Ou bien je n’ai jamais su trouver les mots, ou bien j’ai manqué de courage pour le dire parce que dire certaines choses, c’est leur donner le pouvoir d’exister. Très vite, j’ai compris que briser le silence, ce serait trahir, et que même l’écriture ne m’évitait pas de trahir, parce que l’écriture, c’est encore pire. » (p. 74)

« Ce n’est pas un récit sur ma mère. Ce n’est pas non lus un récit sur mon père. C’est un récit qui parle de l’absence de récit. » (p150)
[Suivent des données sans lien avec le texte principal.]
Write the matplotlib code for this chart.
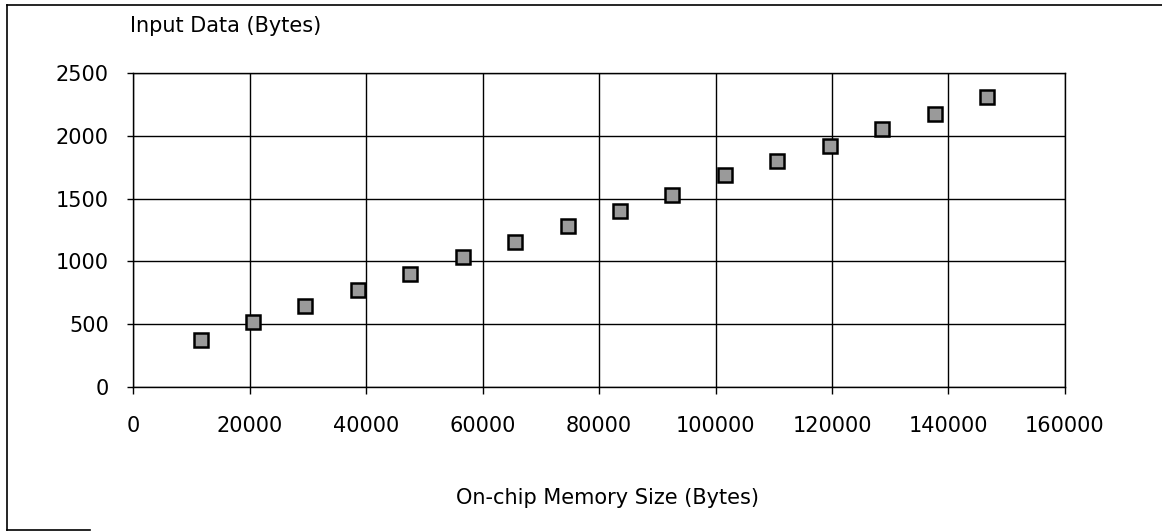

« J’écris parce qu’il n’y a rien d’autre à faire, parce que quand on n’a pas d’histoire la seule chose qui reste c’est d’en inventer une, à la manière des enfants qui tout à coup se mettent à douter et s’imaginent des origines fabuleuses et des parents célèbres. Je ne sais pas pourquoi j’écris sinon pour mettre à la place de rien des mots qui eux aussi ne sont rien, mais qui ont l’avantage de meubler la place laissée vide. » (p180)

Martine DELVAUX, Blanc dehors, Héliotrope, 2015

Québec en novembre se déroule pour la dixième et dernière fois avec Karine et Yueyin.

Héliotrope fête ses quinze ans cette année.